Last Updated on April 12, 2026 by Ryan Roberts
If you plan to raise venture capital or sell your tech startup one day, it is extremely likely that you should form as a Delaware C corporation. In the last few years I have seen a disturbing trend of people calling themselves “startup lawyers” and steering high growth startups toward LLCs. In most venture-style cases, that advice is misguided.
The short version for why a Delaware C Corporation
VC investors almost always want to invest in a Delaware C corporation. Forming as an LLC and converting later usually creates extra cost, delay, and tax complexity, with little or no upside for a company that is actually pursuing venture funding.
The “LLC first” arguments and why they usually fail
The usual pitch is that a corporation is too complex early, that an LLC is easier, and that you can “clean it up later.” Sometimes the pitch is that you will save a few hundred dollars in filing fees. None of that is a compelling reason to choose the wrong entity for a venture path.
I wrote about this a long time ago: if you can get on the internet, you can handle the complexity of a corporation. The “administrative burden” argument is usually overstated.
Here are the common “administrative requirements” people cite for corporations:
- Hold an annual stockholder meeting and keep basic minutes.
- File an annual report and pay franchise taxes.
- Respect the roles of the board, stockholders, and officers.
For the annual meeting, it can be held anywhere and in any format. A short call with signed written consents and a simple set of minutes is usually enough. This is not the scary corporate formality people imagine.
You will have annual compliance obligations regardless of entity type. For many startups, the delta between an LLC and a corporation is not the deciding factor people make it out to be, especially when compared to the cost of fixing the wrong structure later.
What is ironic is that when “startups” choose an LLC, the founders often try to run it like a corporation anyway, with managers, officers, and member votes.

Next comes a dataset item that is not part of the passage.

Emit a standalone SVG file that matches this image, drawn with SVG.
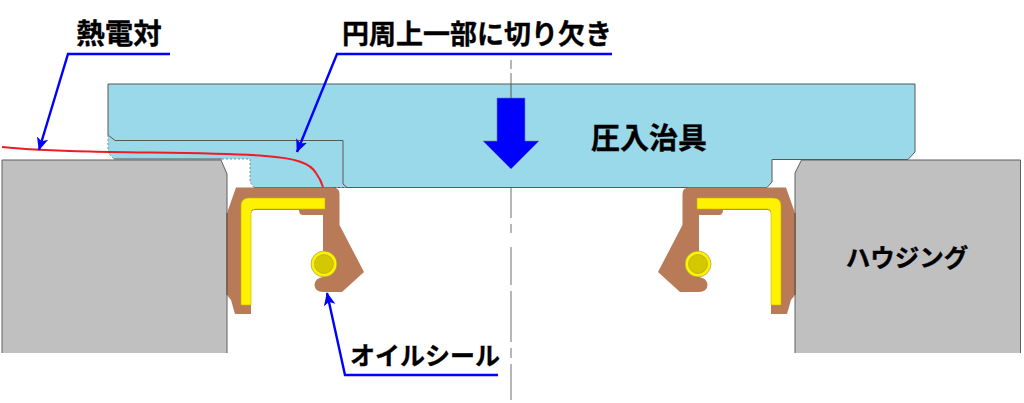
<svg xmlns="http://www.w3.org/2000/svg" xmlns:xlink="http://www.w3.org/1999/xlink" width="1024" height="403" viewBox="0 0 1024 403">
<style>
text{font-family:"Noto Sans CJK JP","Liberation Sans",sans-serif;font-weight:700;fill:#000;stroke:#000;stroke-width:.35}
.housing{fill:#c0c0c0}
.hedge{fill:none;stroke:#5f5f5f;stroke-width:1}
.brown{fill:#b97a57}
.yellow{fill:#fff200;stroke:#c8b400;stroke-width:.6}
.ring{fill:#fff200;stroke:#8c8c50;stroke-width:.6}
.core{fill:#d4c800;stroke:#aaa030;stroke-width:.6}
.lead{fill:none;stroke:#0000ff;stroke-width:2.400}
.edge{fill:none;stroke:#595959;stroke-width:1}
</style>
<defs>
<marker id="ah" viewBox="0 0 10 10" refX="9.500" refY="5" markerWidth="13" markerHeight="13" markerUnits="userSpaceOnUse" orient="auto"><path d="M0 0.500L10 5L0 9.500L2.500 5Z" fill="#0000ff"/></marker>
<g id="sealShape">
<path class="brown" d="M236 187.500H333Q339.500 187.500 339.500 194V225L364 272L342 292H323Q315 292 314.500 285Q315 278 323 277V215H303Q299 215 299 210H255Q251 210 251 214V314H235L231 300L227 295V213Z"/>
<path d="M227 213V295" fill="none" stroke="#5a4030" stroke-width="1"/>
<path class="yellow" d="M249 198H325V209H255Q251 209 251 213V305H241V206Q241 198 249 198Z"/>
<circle class="ring" cx="324" cy="264" r="13"/>
<circle class="core" cx="324" cy="264" r="9.500"/>
</g>
</defs>
<g id="center-line"><path d="M511 60V69M511 73V98M511 175V184M511 188V218M511 224V233M511 247V285M511 291V342M511 348V358M511 364V400" fill="none" stroke="#6e6e6e" stroke-width="1"/></g>
<g id="housing-left"><path class="housing" d="M2 160H221L227 174V353H2Z"/><path class="hedge" d="M2 353V160H221L227 174V353"/></g>
<g id="housing-right"><path class="housing" d="M1020.500 160H801.500L795 173V353H1020.500Z"/><path class="hedge" d="M795 353V173L801.500 160H1020.500V353"/></g>
<g id="jig">
<path d="M108 84H915V152L908 159.500H772V182L767 187.500H254L250 182V159H114L108 153Z" fill="#99d9ea"/>
<path class="edge" d="M108 135V84H915V152L908 159.500H772V182L767 187.500H347L343 184V140.500H115L108 135"/>
<path class="edge" d="M114 159H222"/>
<path class="edge" d="M254 187.500H347"/>
<path d="M108 135V153L114 159M222 159H250V182L254 187.500M336 187.500H347" fill="none" stroke="#7f8f95" stroke-width="1" stroke-dasharray="2 2"/>
<path d="M497 98H525V141H539L511 169L483 141H497Z" fill="#0000ff" stroke="#6a7fb0" stroke-width=".6"/>
<path d="M511 84V98" fill="none" stroke="#595959" stroke-width="1"/>
<text x="649" y="149" font-size="29" text-anchor="middle">圧入治具</text>
</g>
<g id="seal-left"><use xlink:href="#sealShape" href="#sealShape"/></g>
<g id="seal-right"><use xlink:href="#sealShape" href="#sealShape" transform="matrix(-1 0 0 1 1022 0)"/></g>
<path id="thermocouple" d="M2 147C40 151 70 151 110 152C170 153 230 153 265 156C295 158 310 163 316 173Q321 180 323 187" fill="none" stroke="#ed1c24" stroke-width="2"/>
<g id="connectors">
<path class="lead" d="M170 54H68L39 150" marker-end="url(#ah)"/>
<path class="lead" d="M612 54H337L297 152" marker-end="url(#ah)"/>
<path class="lead" d="M498 375H345L327 293" marker-end="url(#ah)"/>
</g>
<g id="label-thermocouple"><text x="119" y="44" font-size="28.500" text-anchor="middle">熱電対</text></g>
<g id="label-notch"><text x="477" y="44" font-size="27" text-anchor="middle">円周上一部に切り欠き</text></g>
<g id="label-seal"><text x="425" y="365" font-size="25" text-anchor="middle">オイルシール</text></g>
<g id="label-housing"><text x="907" y="267" font-size="24.500" text-anchor="middle">ハウジング</text></g>
</svg>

So you can end up with similar governance complexity plus an entity form that VCs do not want.
Yes, there can be additional costs with being a Delaware corporation, but a few hundred dollars, or even $1,000, should not drive your choice of entity. More importantly, I generally do not think you should incorporate until you are truly all in on the startup.
Double taxation is usually a red herring for startups
A common objection is “double taxation.” A C corporation can be taxed at the corporate level, and then stockholders can be taxed again on dividends. That is the basic idea.
But early stage tech startups generally do not pay dividends. Any cash the company has is usually reinvested into growth. Founder compensation is typically treated as an expense of the business, not a dividend. So in most venture-style scenarios, “double taxation” is not the practical issue people make it out to be.
QSBS can be a real tax benefit for founders and investors
A C corporation can provide another tangible tax benefit: Qualified Small Business Stock (QSBS). C corporation stock, not LLC interests and not S corporation stock, can qualify. If you hold qualifying C corporation stock for five years and meet the other requirements of Section 1202 of the Internal Revenue Code, you may be eligible for a significant reduction in long term capital gains taxes, often between 50% and 100%, subject to caps and other limitations.
Why I care about the Delaware C Corporation
First, I suspect some lawyers recommend LLCs because they are treating “startup” as a synonym for any small business. Sure, a business that does not intend high growth or venture funding can be an LLC. But that is not what most people mean when they say “tech startup.”
And these lawyers often write articles or give presentations with titles like “The Delaware C Corp Myth” to justify an LLC for a venture style company. But the real myth might be that the lawyers recommending LLCs actually work with early stage tech startups seeking actually closing venture capital.
Second, converting later can be expensive, and it can create opportunities for extra legal fees. Conversions are often more work than forming the right entity at the start.
When an LLC can make sense
An LLC can make sense for a profitable small business, a consulting business, many real estate ventures, and some lifestyle businesses that do not plan to raise venture capital. It can also make sense in special cases where pass-through tax treatment is central to the business model. The key is to be honest about which path you are on.
Why Delaware?
1) Predictable case law: Delaware case law is unmatched if an issue comes up. The goal is to reduce uncertainty about how courts will treat common corporate disputes. If your issue does not have strong precedent in a given state, outcomes can become harder to predict.
2) VC familiarity and standard documents: VC lawyers and VC firms are already familiar with Delaware law and requirements. Many venture documents assume Delaware as the governing law, and it becomes costly to customize a full venture document set for many different states across a portfolio.
3) More detail if you want it: Here is an article I wrote years ago on the top 5 reasons to incorporate in Delaware.
Delaware C Corporation: Quick decision checklist
- If you want venture funding, default to a Delaware C corporation.
- If you want QSBS potential, you need qualifying C corporation stock.
- If you are building a non venture small business, an LLC may be fine.
- If you are unsure, decide based on your intended financing path, not based on minor filing fee differences.
So do your tech startup a favor: if you are an early stage technology company that plans to raise venture capital, incorporate as a Delaware C corporation at the start. It is the structure investors expect, it keeps financings smoother, and it reduces the odds that you have to pay to unwind a mismatched entity later.